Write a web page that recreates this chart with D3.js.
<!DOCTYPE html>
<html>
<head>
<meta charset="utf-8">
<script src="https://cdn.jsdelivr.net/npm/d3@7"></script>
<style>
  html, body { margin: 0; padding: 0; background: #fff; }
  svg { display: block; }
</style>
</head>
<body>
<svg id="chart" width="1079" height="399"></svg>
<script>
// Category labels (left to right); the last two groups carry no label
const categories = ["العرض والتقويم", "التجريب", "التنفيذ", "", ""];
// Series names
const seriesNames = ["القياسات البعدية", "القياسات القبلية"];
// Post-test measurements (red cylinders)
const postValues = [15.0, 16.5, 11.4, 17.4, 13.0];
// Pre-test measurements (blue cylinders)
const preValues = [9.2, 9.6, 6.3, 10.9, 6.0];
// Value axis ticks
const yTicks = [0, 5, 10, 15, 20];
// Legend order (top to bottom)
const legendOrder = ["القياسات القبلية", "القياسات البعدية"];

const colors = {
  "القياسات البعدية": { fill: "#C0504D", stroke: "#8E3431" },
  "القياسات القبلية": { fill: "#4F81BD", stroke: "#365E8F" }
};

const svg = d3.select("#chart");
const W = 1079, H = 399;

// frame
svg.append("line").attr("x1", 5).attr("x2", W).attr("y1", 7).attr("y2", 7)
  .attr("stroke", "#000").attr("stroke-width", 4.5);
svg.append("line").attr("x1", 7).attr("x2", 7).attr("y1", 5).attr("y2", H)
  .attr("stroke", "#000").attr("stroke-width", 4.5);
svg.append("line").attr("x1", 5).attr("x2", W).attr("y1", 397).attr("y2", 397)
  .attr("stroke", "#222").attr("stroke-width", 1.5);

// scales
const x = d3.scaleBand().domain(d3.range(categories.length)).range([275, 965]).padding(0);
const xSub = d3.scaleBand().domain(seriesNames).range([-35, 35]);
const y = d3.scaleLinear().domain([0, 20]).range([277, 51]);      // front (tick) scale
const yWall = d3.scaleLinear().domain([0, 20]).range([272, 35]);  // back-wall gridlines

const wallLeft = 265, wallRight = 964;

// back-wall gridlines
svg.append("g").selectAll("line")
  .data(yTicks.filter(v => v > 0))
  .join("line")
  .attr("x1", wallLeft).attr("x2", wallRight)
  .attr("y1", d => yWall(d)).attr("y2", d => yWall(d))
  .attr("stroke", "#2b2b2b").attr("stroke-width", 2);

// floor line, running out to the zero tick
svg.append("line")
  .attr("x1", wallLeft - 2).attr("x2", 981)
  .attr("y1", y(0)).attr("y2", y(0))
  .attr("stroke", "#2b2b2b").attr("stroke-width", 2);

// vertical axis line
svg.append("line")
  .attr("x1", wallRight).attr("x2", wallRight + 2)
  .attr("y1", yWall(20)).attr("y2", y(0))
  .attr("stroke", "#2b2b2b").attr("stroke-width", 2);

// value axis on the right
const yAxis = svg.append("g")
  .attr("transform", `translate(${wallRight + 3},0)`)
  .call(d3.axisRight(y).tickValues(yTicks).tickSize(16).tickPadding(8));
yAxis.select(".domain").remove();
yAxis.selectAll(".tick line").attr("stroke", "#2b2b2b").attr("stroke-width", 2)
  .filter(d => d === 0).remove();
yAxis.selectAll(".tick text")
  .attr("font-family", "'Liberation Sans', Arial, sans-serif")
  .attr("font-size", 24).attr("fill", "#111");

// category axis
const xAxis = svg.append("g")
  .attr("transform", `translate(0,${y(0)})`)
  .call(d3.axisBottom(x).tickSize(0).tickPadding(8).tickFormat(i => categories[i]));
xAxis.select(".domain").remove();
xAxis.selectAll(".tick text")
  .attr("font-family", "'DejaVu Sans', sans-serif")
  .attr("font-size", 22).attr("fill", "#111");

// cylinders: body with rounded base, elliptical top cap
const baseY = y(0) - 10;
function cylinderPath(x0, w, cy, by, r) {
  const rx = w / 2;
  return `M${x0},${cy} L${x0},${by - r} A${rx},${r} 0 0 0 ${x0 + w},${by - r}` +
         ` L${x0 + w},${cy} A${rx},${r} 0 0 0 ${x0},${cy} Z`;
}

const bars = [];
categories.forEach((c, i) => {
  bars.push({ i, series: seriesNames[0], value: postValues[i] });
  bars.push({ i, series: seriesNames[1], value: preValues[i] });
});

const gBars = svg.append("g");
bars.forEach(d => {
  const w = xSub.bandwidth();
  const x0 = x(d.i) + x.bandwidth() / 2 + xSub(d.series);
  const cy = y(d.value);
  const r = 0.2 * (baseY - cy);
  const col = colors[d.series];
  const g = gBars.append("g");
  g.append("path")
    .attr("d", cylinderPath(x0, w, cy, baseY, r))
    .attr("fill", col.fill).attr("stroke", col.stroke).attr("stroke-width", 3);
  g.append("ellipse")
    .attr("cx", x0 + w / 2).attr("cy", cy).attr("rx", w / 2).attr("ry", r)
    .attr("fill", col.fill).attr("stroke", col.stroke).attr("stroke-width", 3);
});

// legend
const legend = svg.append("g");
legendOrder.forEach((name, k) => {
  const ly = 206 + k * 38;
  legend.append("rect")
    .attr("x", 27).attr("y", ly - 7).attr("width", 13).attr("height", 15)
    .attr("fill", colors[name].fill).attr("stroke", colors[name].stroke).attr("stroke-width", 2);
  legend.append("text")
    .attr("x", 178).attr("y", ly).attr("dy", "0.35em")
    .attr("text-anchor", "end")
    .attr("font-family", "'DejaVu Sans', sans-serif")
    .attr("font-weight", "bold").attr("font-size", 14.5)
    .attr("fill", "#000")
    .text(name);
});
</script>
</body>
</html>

Goal of the exercise
Only the lines from the start of the data to the line holding "const W = 1079, H = 399;" are wanted; return them exactly, both ends included.

Response to this exercise
Write a web page that recreates this chart with D3.js.
<!DOCTYPE html>
<html>
<head>
<meta charset="utf-8">
<script src="https://cdn.jsdelivr.net/npm/d3@7"></script>
<style>
  html, body { margin: 0; padding: 0; background: #fff; }
  svg { display: block; }
</style>
</head>
<body>
<svg id="chart" width="1079" height="399"></svg>
<script>
// Category labels (left to right); the last two groups carry no label
const categories = ["العرض والتقويم", "التجريب", "التنفيذ", "", ""];
// Series names
const seriesNames = ["القياسات البعدية", "القياسات القبلية"];
// Post-test measurements (red cylinders)
const postValues = [15.0, 16.5, 11.4, 17.4, 13.0];
// Pre-test measurements (blue cylinders)
const preValues = [9.2, 9.6, 6.3, 10.9, 6.0];
// Value axis ticks
const yTicks = [0, 5, 10, 15, 20];
// Legend order (top to bottom)
const legendOrder = ["القياسات القبلية", "القياسات البعدية"];

const colors = {
  "القياسات البعدية": { fill: "#C0504D", stroke: "#8E3431" },
  "القياسات القبلية": { fill: "#4F81BD", stroke: "#365E8F" }
};

const svg = d3.select("#chart");
const W = 1079, H = 399;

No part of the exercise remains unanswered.